The directors are also credited as ‘creators’ (back in your box, composer and librettist!)
At first, you don’t suspect much. It’s actually rather enchanting: deep forest darkness and an aerial dancer in rippling, shimmering robes, drifting into the light in an exquisitely realised swimming effect. Semyon Bychkov is in the pit, unfolding Dvorak’s prelude with a quiet command that leaves ample space for mystery. But then the lights go up and it sinks like a stone, visually at least. There are big green fake weeds and dancers scampering back and forth dressed as pond plants, arms curving wavily to indicate water. I swear I’m not making this up.

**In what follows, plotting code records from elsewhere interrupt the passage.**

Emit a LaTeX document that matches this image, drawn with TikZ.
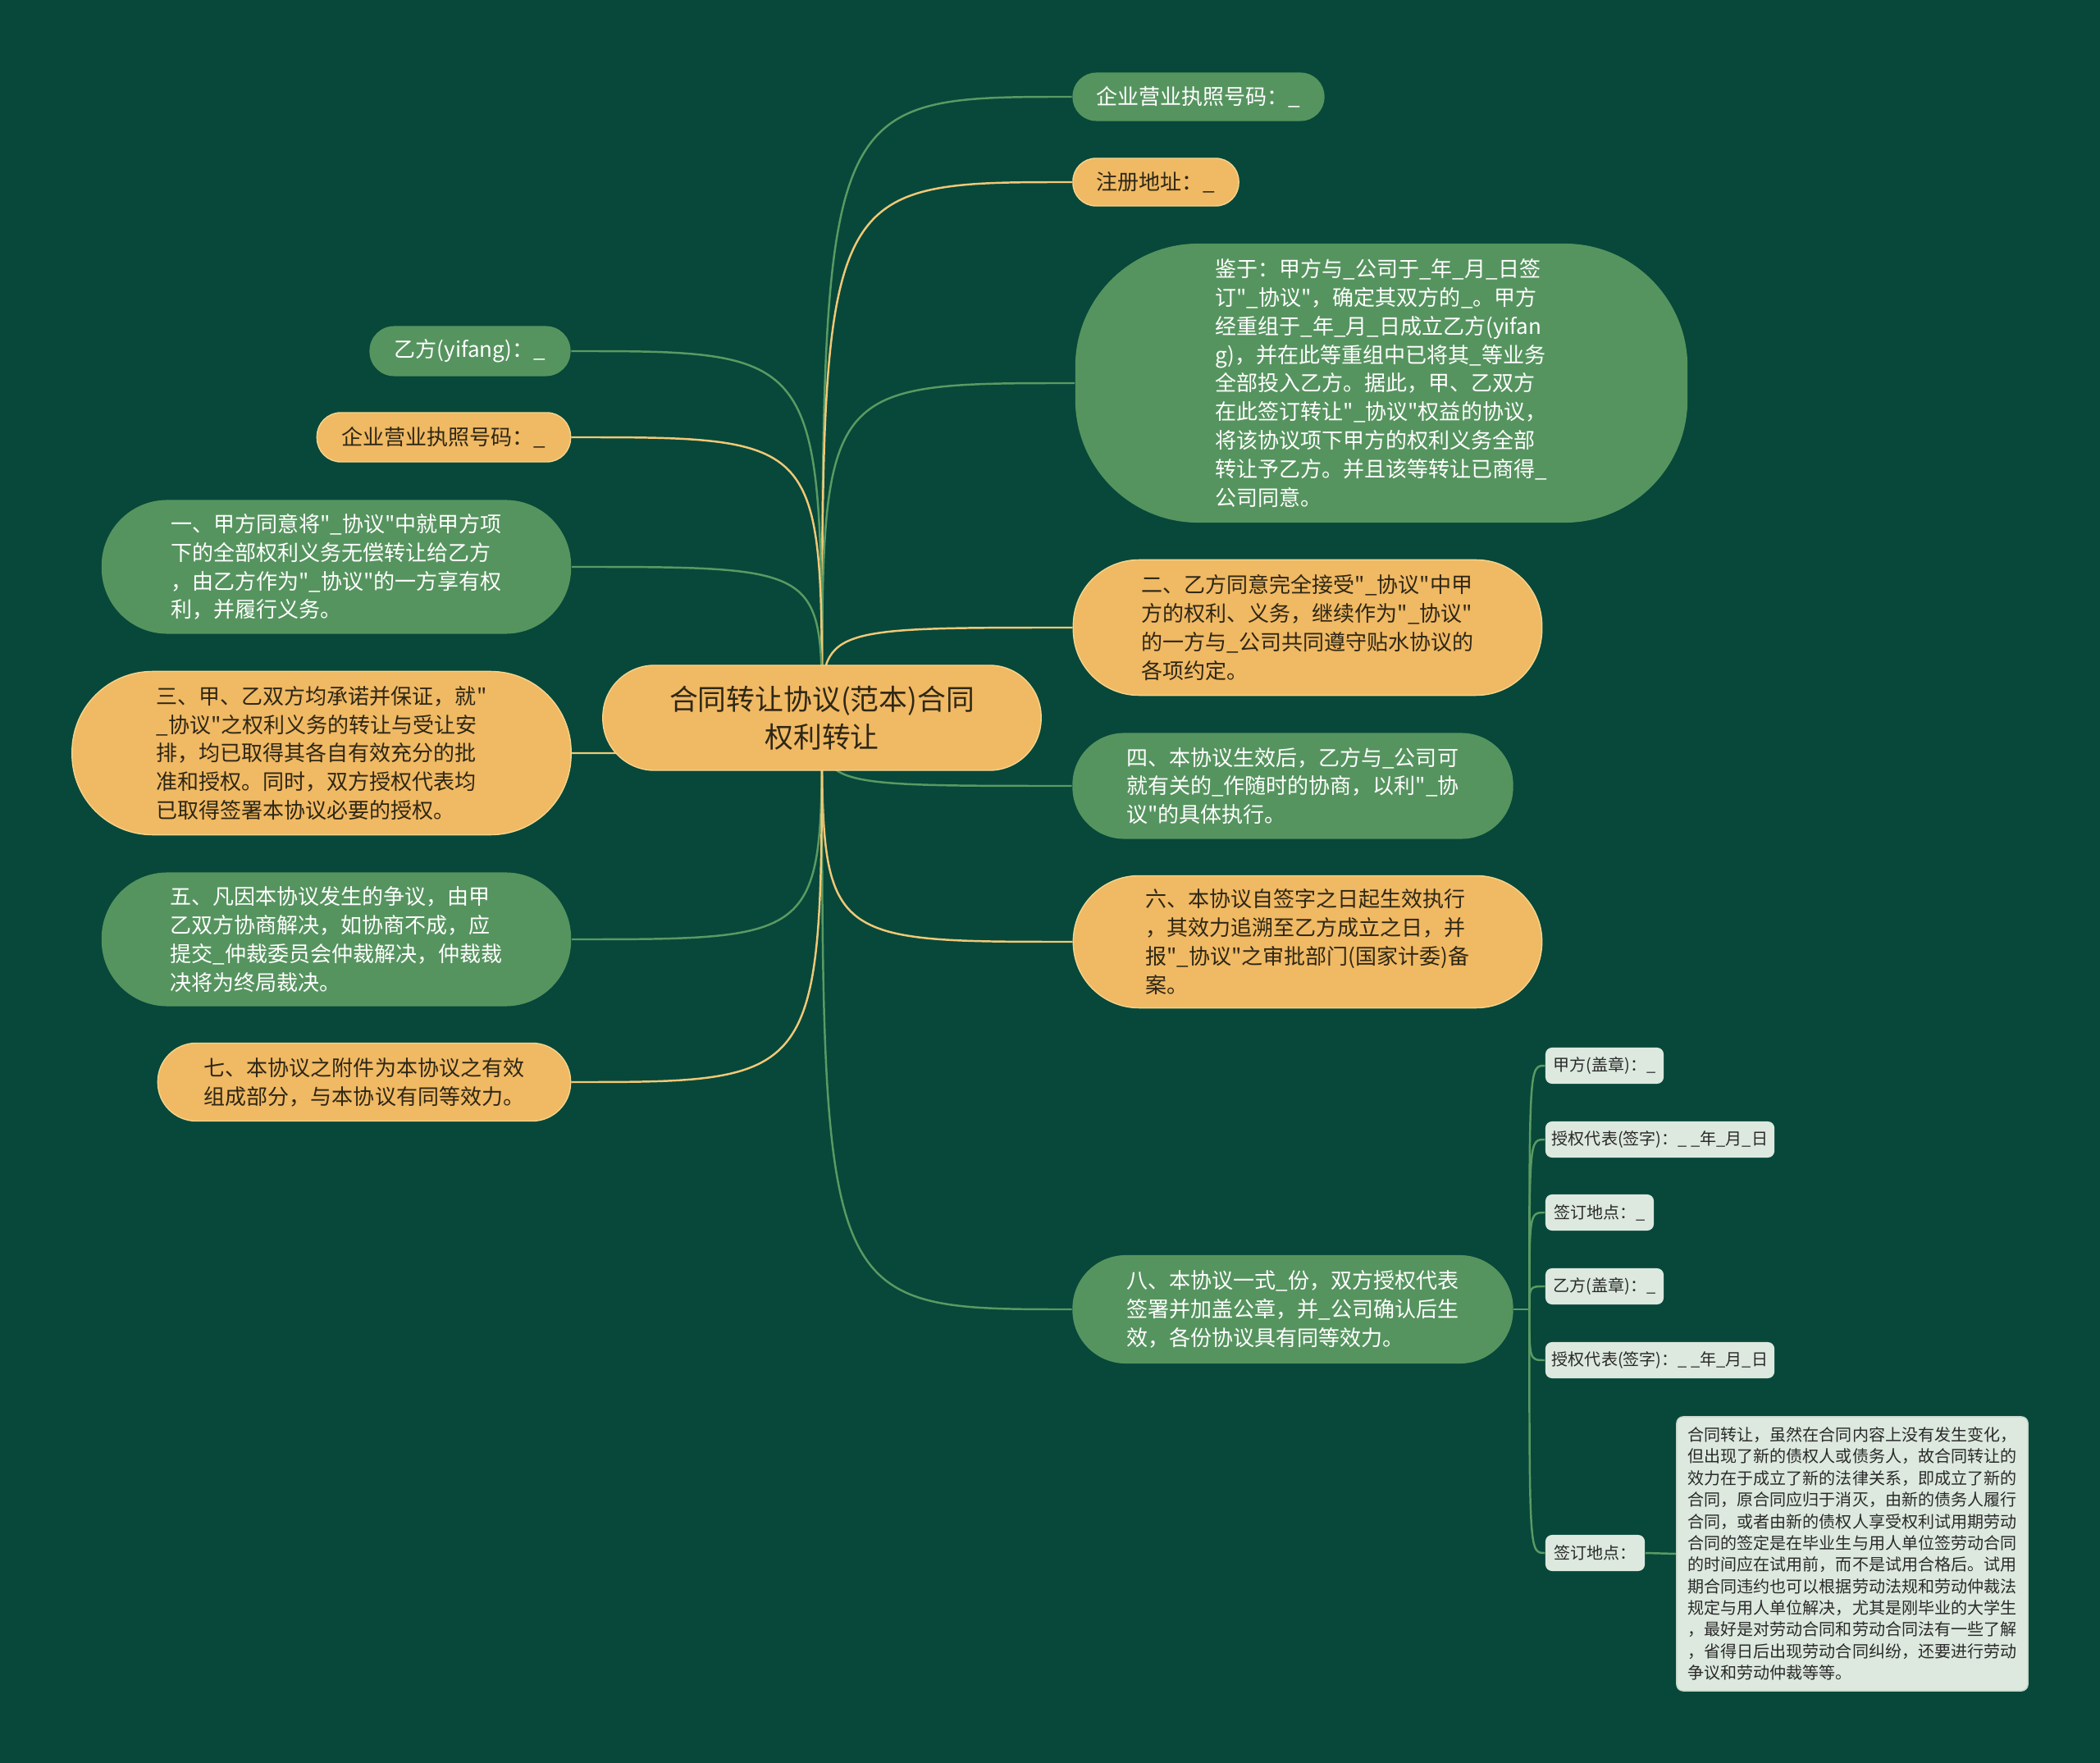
\documentclass[tikz,border=0pt]{standalone}
\usepackage{fontspec}
\setmainfont{Noto Sans CJK SC}[Ligatures=TeXOff]
\definecolor{bgc}{HTML}{07483A}
\definecolor{gfill}{HTML}{56945F}
\definecolor{ofill}{HTML}{F0B963}
\definecolor{oline}{HTML}{F6D48C}
\definecolor{lfill}{HTML}{DDE9DF}
\definecolor{lline}{HTML}{C5D6C8}
\definecolor{otext}{HTML}{2E2716}
\definecolor{ltext}{HTML}{2A2A2A}
\definecolor{glink}{HTML}{5A9A63}
\definecolor{olink}{HTML}{F2C877}
\pgfdeclarelayer{bg}
\pgfsetlayers{bg,main}
\tikzset{
  box/.style={inner sep=0pt, align=left, font=\fontsize{7.4pt}{9.9pt}\selectfont},
  gnode/.style={box, fill=gfill, text=white},
  onode/.style={box, fill=ofill, draw=oline, line width=0.4pt, text=otext},
  lnode/.style={inner sep=0pt, align=left, fill=lfill, text=ltext, rounded corners=0.08cm, font=\fontsize{5.7pt}{7.5pt}\selectfont},
  rootnode/.style={inner sep=0pt, align=center, fill=ofill, draw=oline, line width=0.4pt, text=otext, font=\fontsize{9.9pt}{13pt}\selectfont},
  glk/.style={draw=glink, line width=0.7pt},
  olk/.style={draw=olink, line width=0.7pt},
}
\begin{document}
\begin{tikzpicture}[x=0.01cm,y=-0.01cm]
\begin{pgfonlayer}{bg}
\fill[bgc] (0,0) rectangle (2560,2149);
\end{pgfonlayer}
\useasboundingbox (0,0) rectangle (2560,2149);

% root
\node[rootnode, minimum width=5.34cm, minimum height=1.28cm, rounded corners=0.63cm] (root) at (1002,875) {合同转让协议(范本)合同\\权利转让};

% right side
\node[gnode, minimum width=3.07cm, minimum height=0.59cm, rounded corners=0.29cm, align=center] (r1) at (1461,118) {企业营业执照号码：\_};
\node[onode, minimum width=2.02cm, minimum height=0.58cm, rounded corners=0.28cm, align=center] (r2) at (1409,222) {注册地址：\_};
\node[gnode, minimum width=7.46cm, minimum height=3.40cm, rounded corners=1.5cm] (r3) at (1684,467) {鉴于：甲方与\_公司于\_年\_月\_日签\\订"\_协议"，确定其双方的\_。甲方\\经重组于\_年\_月\_日成立乙方(yifan\\g)，并在此等重组中已将其\_等业务\\全部投入乙方。据此，甲、乙双方\\在此签订转让"\_协议"权益的协议，\\将该协议项下甲方的权利义务全部\\转让予乙方。并且该等转让已商得\_\\公司同意。};
\node[onode, minimum width=5.71cm, minimum height=1.65cm, rounded corners=0.8cm] (r4) at (1594,765) {二、乙方同意完全接受"\_协议"中甲\\方的权利、义务，继续作为"\_协议"\\的一方与\_公司共同遵守贴水协议的\\各项约定。};
\node[gnode, minimum width=5.37cm, minimum height=1.29cm, rounded corners=0.63cm] (r5) at (1576,958) {四、本协议生效后，乙方与\_公司可\\就有关的\_作随时的协商，以利"\_协\\议"的具体执行。};
\node[onode, minimum width=5.71cm, minimum height=1.61cm, rounded corners=0.8cm] (r6) at (1594,1148) {六、本协议自签字之日起生效执行\\，其效力追溯至乙方成立之日，并\\报"\_协议"之审批部门(国家计委)备\\案。};
\node[gnode, minimum width=5.37cm, minimum height=1.32cm, rounded corners=0.65cm] (r7) at (1576,1596) {八、本协议一式\_份，双方授权代表\\签署并加盖公章，并\_公司确认后生\\效，各份协议具有同等效力。};

% left side
\node[gnode, minimum width=2.45cm, minimum height=0.61cm, rounded corners=0.3cm, align=center] (l1) at (573,428) {乙方(yifang)：\_};
\node[onode, minimum width=3.09cm, minimum height=0.60cm, rounded corners=0.29cm, align=center] (l2) at (541,533) {企业营业执照号码：\_};
\node[gnode, minimum width=5.72cm, minimum height=1.63cm, rounded corners=0.8cm] (l3) at (410,691) {一、甲方同意将"\_协议"中就甲方项\\下的全部权利义务无偿转让给乙方\\，由乙方作为"\_协议"的一方享有权\\利，并履行义务。};
\node[onode, minimum width=6.08cm, minimum height=1.99cm, rounded corners=0.98cm] (l4) at (392,918) {三、甲、乙双方均承诺并保证，就"\\\_协议"之权利义务的转让与受让安\\排，均已取得其各自有效充分的批\\准和授权。同时，双方授权代表均\\已取得签署本协议必要的授权。};
\node[gnode, minimum width=5.72cm, minimum height=1.63cm, rounded corners=0.8cm] (l5) at (410,1145) {五、凡因本协议发生的争议，由甲\\乙双方协商解决，如协商不成，应\\提交\_仲裁委员会仲裁解决，仲裁裁\\决将为终局裁决。};
\node[onode, minimum width=5.03cm, minimum height=0.95cm, rounded corners=0.47cm] (l6) at (444,1319) {七、本协议之附件为本协议之有效\\组成部分，与本协议有同等效力。};

% sub nodes of r7
\node[lnode, minimum width=1.44cm, minimum height=0.44cm] (s1) at (1956,1299) {甲方(盖章)：\_};
\node[lnode, minimum width=2.79cm, minimum height=0.44cm] (s2) at (2023.5,1389) {授权代表(签字)：\_ \_年\_月\_日};
\node[lnode, minimum width=1.32cm, minimum height=0.44cm] (s3) at (1950,1478) {签订地点：\_};
\node[lnode, minimum width=1.44cm, minimum height=0.44cm] (s4) at (1956,1568) {乙方(盖章)：\_};
\node[lnode, minimum width=2.79cm, minimum height=0.44cm] (s5) at (2023.5,1658) {授权代表(签字)：\_ \_年\_月\_日};
\node[lnode, minimum width=1.21cm, minimum height=0.44cm] (s6) at (1944.5,1893) {签订地点：};
\node[lnode, draw=lline, line width=0.4pt, minimum width=4.28cm, minimum height=3.34cm] (note) at (2258,1894) {合同转让，虽然在合同内容上没有发生变化，\\但出现了新的债权人或债务人，故合同转让的\\效力在于成立了新的法律关系，即成立了新的\\合同，原合同应归于消灭，由新的债务人履行\\合同，或者由新的债权人享受权利试用期劳动\\合同的签定是在毕业生与用人单位签劳动合同\\的时间应在试用前，而不是试用合格后。试用\\期合同违约也可以根据劳动法规和劳动仲裁法\\规定与用人单位解决，尤其是刚毕业的大学生\\，最好是对劳动合同和劳动合同法有一些了解\\，省得日后出现劳动合同纠纷，还要进行劳动\\争议和劳动仲裁等等。};

\coordinate (trunk) at ([xshift=0.19cm]r7.east);

\begin{pgfonlayer}{bg}
% root connectors
\draw[glk] (root.center) .. controls (root.center |- r1.west) .. (r1.west);
\draw[olk] (root.center) .. controls (root.center |- r2.west) .. (r2.west);
\draw[glk] (root.center) .. controls (root.center |- r3.west) .. (r3.west);
\draw[olk] (root.center) .. controls (root.center |- r4.west) .. (r4.west);
\draw[glk] (root.center) .. controls (root.center |- r5.west) .. (r5.west);
\draw[olk] (root.center) .. controls (root.center |- r6.west) .. (r6.west);
\draw[glk] (root.center) .. controls (root.center |- r7.west) .. (r7.west);
\draw[glk] (root.center) .. controls (root.center |- l1.east) .. (l1.east);
\draw[olk] (root.center) .. controls (root.center |- l2.east) .. (l2.east);
\draw[glk] (root.center) .. controls (root.center |- l3.east) .. (l3.east);
\draw[olk] (root.center) .. controls (root.center |- l4.east) .. (l4.east);
\draw[glk] (root.center) .. controls (root.center |- l5.east) .. (l5.east);
\draw[olk] (root.center) .. controls (root.center |- l6.east) .. (l6.east);
% sub connectors
\draw[glk] (r7.east) -- (trunk);
\foreach \s in {s1,s2,s3,s4,s5,s6}{
  \draw[glk] (trunk) .. controls (trunk |- \s.west) .. (\s.west);
}
\draw[glk] (s6.east) -- (note.west);
\end{pgfonlayer}
\end{tikzpicture}
\end{document}
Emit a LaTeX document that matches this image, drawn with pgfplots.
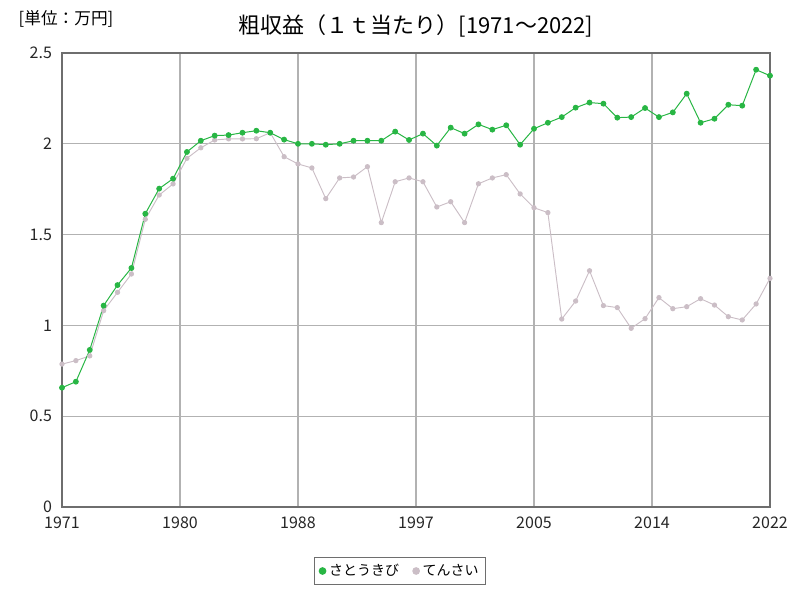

Many opera-goers, of course, will sigh with relief. It’s just not what you expect when the directors – there are two of them, Natalie Abrahami and Ann Yee – are also credited as ‘creators’ (back in your box, composer and librettist!) of a ‘poetic, contemporary new staging’. In Act Two, we’re in a perfume advert – a luxury hotel has been built over the woodland pool – and in Act Three we’re down with the bottom-feeders amid brightly coloured litter which is, we can agree, a bad thing. That seems to be the contemporary message: nothing, in other words, that The Wombles weren’t singing about five decades ago. The whole production is sustainable, apparently, and the programme has been printed with vegetable-based inks, so you can boil it for soup if the salad crisis intensifies.
The direction was as dated as the design.